If there’s one thing the bourgeoisie and their pets have in common it’s that they all have to wear collars.

On Art

The artist is much more at ease in leaving his/her art uncommented on than is the admirer. For as any artist knows, the significance of art is not to be found in its content or form, but first and foremost in the act of its creation.

Once a work of art is public, it belongs to the public, it is universal property. To possess an artwork and to sell it to mankind in return for money is the grossest kind of tastelessness.

Art is the ontological void’s consciousness of itself through us.

Many believe the artist creates art, but that’s only half of it. Art also creates the artist in the process of its own creation.

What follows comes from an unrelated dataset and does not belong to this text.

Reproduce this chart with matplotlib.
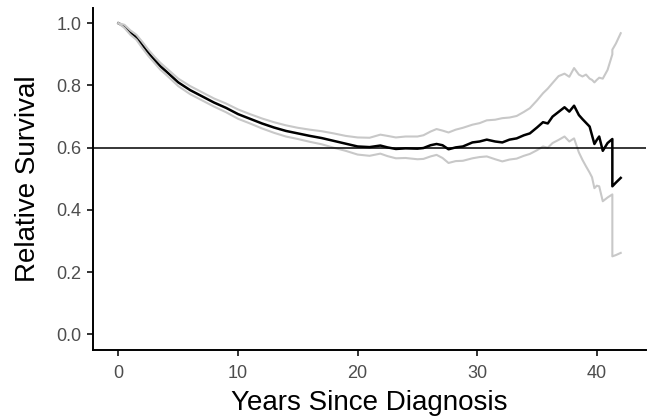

The only pursuit worthwhile in life is an artistic pursuit. Art should be both the end and the means of life, but it can’t give it meaning. In fact, if life had a meaning, art would cease to exist. Art would be impossible because it would be ridiculous.

The only truly satisfying pursuit is through art... and the only true recognition comes from people seeing your work, not your face. The vapid, narcissistic insipidities of social conspicuity are trivial compared to the recognition that can be reaped by way of your trans-existence as art, as a thing that can neither be seen nor touched, but only shared in the act - and consummation - of your creation.

Art: Any artifact (i.e. man-made thing) which, through aesthetic and conceptual qualities inherent in the artifact itself, can make the observer think about things other than the artifact itself while at the same time encapsulating the observer, the artifact and the thoughts conjured into one mystic whole in the process of observation. Any artifact that can manage to do that is truly a work of art.